After a some major customer wins at IBM, storage firm EMC came knocking at the door to invite him to join its team. In the ’90s, EMC was one of the most successful stocks on Wall Street, closely following Dell. The company focused on the data storage and data management business.
“Initially, I said no even after so many discussions. I’ve always been in the industry side – banking, telco, and EMC was a product company. It was a storage company. I felt that it was too limiting. But they were persistent,” he says of his decision to accept the post as country manager of EMC Philippines.
Since the company was expanding its business in the region, Latinazo led the inception of EMC’s foray in the country. He remarked at how there were many risks in introducing the product to the Philippine market, but he was backed by a reputable brand.

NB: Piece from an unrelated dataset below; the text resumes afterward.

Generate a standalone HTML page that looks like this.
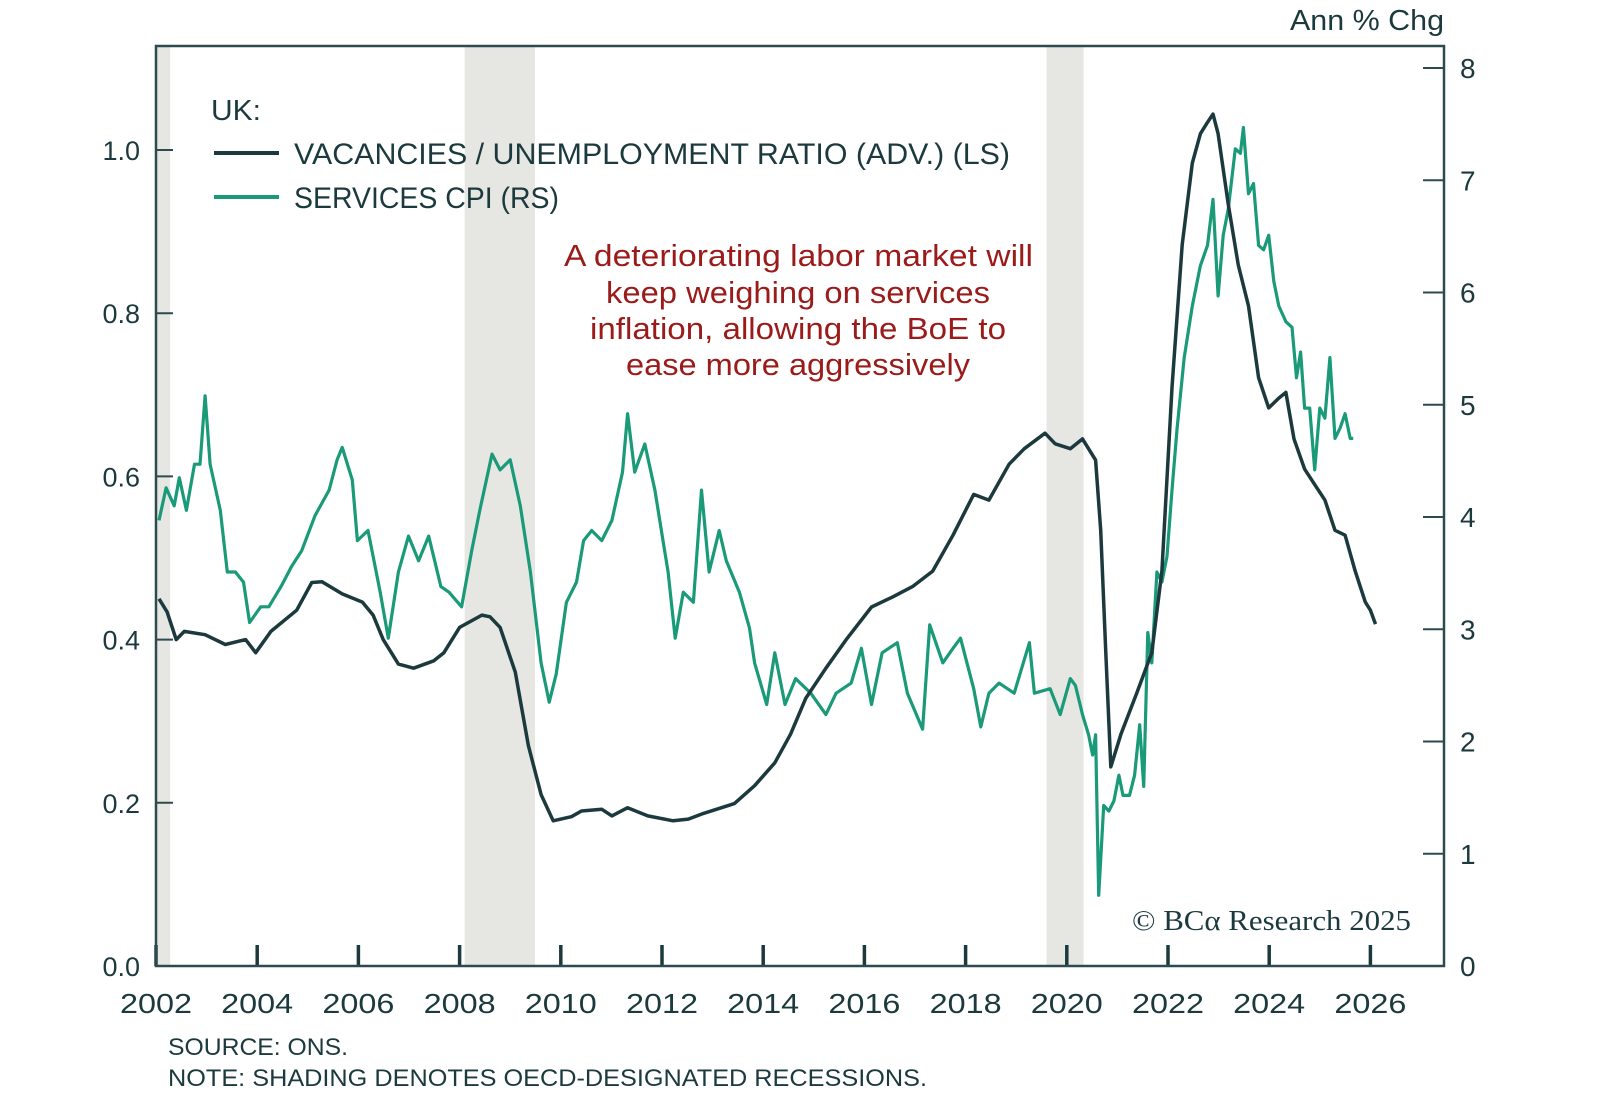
<!DOCTYPE html>
<html><head><meta charset="utf-8"><style>
html,body{margin:0;padding:0;background:#fff;}
svg{display:block;font-family:"Liberation Sans",sans-serif;}
</style></head><body>
<svg id="chart" width="1600" height="1107" viewBox="0 0 1600 1107" xmlns="http://www.w3.org/2000/svg">
<g id="shade"></g>
<g id="ticks"></g>
<rect x="156" y="46" width="1288" height="920" fill="none" stroke="#2d4a4f" stroke-width="2.5"/>
<g id="lines"></g>
<text x="211" y="120" font-size="29" fill="#1c3a3e" textLength="50" lengthAdjust="spacingAndGlyphs">UK:</text>
<line x1="214" y1="153" x2="279" y2="153" stroke="#1c3a3e" stroke-width="4"/>
<text x="294" y="164" font-size="30" fill="#1c3a3e" textLength="716" lengthAdjust="spacingAndGlyphs">VACANCIES / UNEMPLOYMENT RATIO (ADV.) (LS)</text>
<line x1="214" y1="197" x2="279" y2="197" stroke="#1a9a78" stroke-width="4"/>
<text x="294" y="208" font-size="30" fill="#1c3a3e" textLength="265" lengthAdjust="spacingAndGlyphs">SERVICES CPI (RS)</text>
<g font-size="31" fill="#9b1b1b">
<text x="564" y="266" textLength="469" lengthAdjust="spacingAndGlyphs">A deteriorating labor market will</text>
<text x="606" y="303" textLength="384" lengthAdjust="spacingAndGlyphs">keep weighing on services</text>
<text x="590" y="339" textLength="416" lengthAdjust="spacingAndGlyphs">inflation, allowing the BoE to</text>
<text x="626" y="375" textLength="344" lengthAdjust="spacingAndGlyphs">ease more aggressively</text>
</g>
<text x="1290" y="30" font-size="29" fill="#1c3a3e" textLength="154" lengthAdjust="spacingAndGlyphs">Ann % Chg</text>
<text x="1132" y="930" font-size="28" fill="#1c3a3e" font-family="Liberation Serif,serif" textLength="279" lengthAdjust="spacingAndGlyphs">© BCα Research 2025</text>
<text x="168" y="1055" font-size="24" fill="#1c3a3e" textLength="180" lengthAdjust="spacingAndGlyphs">SOURCE: ONS.</text>
<text x="168" y="1086" font-size="24" fill="#1c3a3e" textLength="759" lengthAdjust="spacingAndGlyphs">NOTE: SHADING DENOTES OECD-DESIGNATED RECESSIONS.</text>
</svg>
<script>
const vuYears=[2002.06,2002.22,2002.40,2002.56,2002.97,2003.37,2003.77,2003.97,2004.27,2004.78,2005.08,2005.28,2005.68,2006.08,2006.29,2006.49,2006.79,2007.09,2007.49,2007.69,2008.00,2008.44,2008.60,2008.80,2009.10,2009.36,2009.61,2009.85,2010.21,2010.41,2010.81,2011.01,2011.32,2011.72,2012.22,2012.52,2012.82,2013.43,2013.83,2014.23,2014.54,2014.84,2015.24,2015.64,2016.14,2016.55,2016.95,2017.35,2017.75,2018.16,2018.46,2018.86,2019.16,2019.57,2019.77,2020.07,2020.31,2020.57,2020.67,2020.77,2020.87,2021.07,2021.38,2021.68,2021.88,2022.08,2022.28,2022.48,2022.64,2022.78,2022.89,2022.99,2023.19,2023.39,2023.59,2023.79,2023.99,2024.19,2024.33,2024.49,2024.70,2024.90,2025.10,2025.30,2025.50,2025.70,2025.90,2026.00,2026.10];
const vuValues=[0.45,0.434,0.40,0.41,0.406,0.394,0.40,0.384,0.41,0.436,0.47,0.471,0.456,0.446,0.43,0.40,0.37,0.365,0.374,0.384,0.415,0.43,0.428,0.415,0.36,0.27,0.21,0.178,0.183,0.19,0.192,0.184,0.194,0.184,0.178,0.18,0.187,0.199,0.221,0.249,0.284,0.328,0.365,0.40,0.44,0.452,0.465,0.484,0.528,0.578,0.571,0.615,0.634,0.653,0.64,0.634,0.646,0.62,0.534,0.384,0.244,0.284,0.334,0.384,0.484,0.709,0.884,0.984,1.02,1.034,1.044,1.02,0.934,0.859,0.809,0.721,0.684,0.696,0.703,0.646,0.609,0.59,0.571,0.534,0.528,0.484,0.446,0.436,0.419];
const cpiYears=[2002.06,2002.20,2002.36,2002.46,2002.60,2002.76,2002.87,2002.97,2003.07,2003.27,2003.41,2003.57,2003.73,2003.85,2004.07,2004.23,2004.47,2004.68,2004.88,2005.14,2005.42,2005.58,2005.68,2005.88,2005.98,2006.19,2006.43,2006.59,2006.79,2006.99,2007.19,2007.39,2007.63,2007.79,2008.04,2008.24,2008.40,2008.64,2008.80,2009.00,2009.20,2009.40,2009.61,2009.77,2009.91,2010.11,2010.31,2010.45,2010.61,2010.81,2011.01,2011.22,2011.32,2011.46,2011.66,2011.86,2012.02,2012.12,2012.26,2012.42,2012.62,2012.78,2012.93,2013.13,2013.27,2013.53,2013.73,2013.83,2014.07,2014.23,2014.43,2014.64,2014.94,2015.24,2015.44,2015.74,2015.94,2016.14,2016.35,2016.65,2016.85,2017.15,2017.29,2017.55,2017.75,2017.90,2018.16,2018.30,2018.46,2018.66,2018.96,2019.26,2019.36,2019.67,2019.87,2020.07,2020.17,2020.31,2020.43,2020.51,2020.57,2020.63,2020.73,2020.83,2020.93,2021.03,2021.11,2021.24,2021.34,2021.44,2021.52,2021.60,2021.68,2021.78,2021.88,2021.98,2022.08,2022.18,2022.32,2022.48,2022.64,2022.78,2022.89,2022.99,2023.09,2023.19,2023.33,2023.43,2023.49,2023.59,2023.69,2023.79,2023.89,2023.99,2024.09,2024.19,2024.33,2024.45,2024.54,2024.62,2024.70,2024.80,2024.90,2025.00,2025.10,2025.20,2025.30,2025.40,2025.50,2025.60,2025.66];
const cpiValues=[3.97,4.26,4.1,4.35,4.06,4.47,4.47,5.08,4.47,4.06,3.51,3.51,3.42,3.06,3.2,3.2,3.38,3.56,3.7,4.01,4.24,4.51,4.62,4.33,3.79,3.88,3.33,2.92,3.51,3.83,3.61,3.83,3.38,3.33,3.2,3.7,4.06,4.56,4.42,4.51,4.1,3.51,2.7,2.35,2.6,3.24,3.42,3.79,3.88,3.79,3.97,4.4,4.92,4.4,4.65,4.24,3.79,3.51,2.92,3.33,3.24,4.24,3.51,3.88,3.61,3.33,3.01,2.7,2.33,2.79,2.33,2.56,2.43,2.24,2.43,2.52,2.83,2.33,2.79,2.88,2.43,2.11,3.04,2.7,2.83,2.92,2.47,2.13,2.43,2.52,2.43,2.88,2.43,2.47,2.24,2.56,2.5,2.24,2.06,1.88,2.06,0.63,1.43,1.38,1.47,1.7,1.52,1.52,1.7,2.15,1.6,2.97,2.7,3.51,3.42,3.65,4.24,4.79,5.42,5.88,6.24,6.42,6.83,5.97,6.51,6.74,7.28,7.24,7.47,6.88,6.97,6.42,6.38,6.51,6.1,5.88,5.74,5.69,5.24,5.47,4.97,4.97,4.42,4.97,4.88,5.42,4.7,4.79,4.92,4.7,4.7];
const recessionStarts=[2001.9,2008.1,2019.6];
const recessionEnds=[2002.28,2009.49,2020.33];
const yearTicks=[2002,2004,2006,2008,2010,2012,2014,2016,2018,2020,2022,2024,2026];
const leftTicks=[0,0.2,0.4,0.6,0.8,1.0];
const leftTickLabels=["0.0","0.2","0.4","0.6","0.8","1.0"];
const rightTicks=[0,1,2,3,4,5,6,7,8];

const NS="http://www.w3.org/2000/svg";
const X0=156,X1=1444,Y0=966,Y1=46;
const xs=y=>X0+(y-2002)*50.6;
const yl=v=>Y0-v*816;
const yr=v=>Y0-v*112.25;
function mk(tag,attrs,parent){const e=document.createElementNS(NS,tag);for(const k in attrs)e.setAttribute(k,attrs[k]);parent.appendChild(e);return e;}
const shade=document.getElementById('shade'),ticks=document.getElementById('ticks'),lines=document.getElementById('lines');
recessionStarts.forEach((s,i)=>{
  const a=Math.max(X0,xs(s)),b=xs(recessionEnds[i]);
  const r=mk('rect',{x:a,y:Y1,width:b-a,height:Y0-Y1,fill:'#e6e6e2'},shade);
  
  
});
yearTicks.forEach(y=>{
  const x=xs(y);
  const t=mk('line',{x1:x,y1:Y0,x2:x,y2:Y0-21,stroke:'#1c3a3e','stroke-width':3.5},ticks);
  
  
  const l=mk('text',{x:x,y:Y0+47,'font-size':28,fill:'#1c3a3e','text-anchor':'middle','textLength':72,'lengthAdjust':'spacingAndGlyphs'},ticks);
  l.textContent=String(y);
  
  
});
leftTicks.forEach((v,i)=>{
  const y=yl(v);
  const t=mk('line',{x1:X0,y1:y,x2:X0+17,y2:y,stroke:'#2d4a4f','stroke-width':2},ticks);
  
  
  const l=mk('text',{x:140,y:y+10,'font-size':27,fill:'#1c3a3e','text-anchor':'end'},ticks);
  l.textContent=leftTickLabels[i];
  
  
});
rightTicks.forEach(v=>{
  const y=yr(v);
  const t=mk('line',{x1:X1-21,y1:y,x2:X1,y2:y,stroke:'#2d4a4f','stroke-width':2},ticks);
  
  
  const l=mk('text',{x:1460,y:y+10,'font-size':28,fill:'#1c3a3e'},ticks);
  l.textContent=String(v);
  
  
});
function path(years,vals,fy){return years.map((y,i)=>(i?'L':'M')+xs(y).toFixed(1)+','+fy(vals[i]).toFixed(1)).join('');}
const cp=mk('path',{d:path(cpiYears,cpiValues,yr),fill:'none',stroke:'#1a9a78','stroke-width':3.2,'stroke-linejoin':'round'},lines);


const vp=mk('path',{d:path(vuYears,vuValues,yl),fill:'none',stroke:'#1c3a3e','stroke-width':3.5,'stroke-linejoin':'round'},lines);


</script>
</body></html>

“It was a good challenge. It was an opportunity for me to essentially start up a new company. I haven’t experienced that; I’ve always worked for a company that’s established. Although they’re all market leaders, EMC was a market leader in its own right. It was the leader in the storage space,” he says.
On October of 2015, Dell announced its intent to acquire EMC for a deal valued at $67 billion – which is still considered as the largest acquisition in the history of the technology sector. The merger was completed on September of 2016. Having led EMC Philippines from its formation until its acquisition, Latinazo became the company’s first and last country manager.
“In 2017, operationally, the two companies came together. I was fortunate to be given the opportunity to head the combined teams in the Philippines. They gave me that role. My challenge back then was how do I gel the two teams from different cultures and different backgrounds,” he says.
“I’m very proud of the team I built. They keep me from worrying because I can rely on them. One secret is if you are able to build a very good team, then your work becomes much much easier,” he concludes.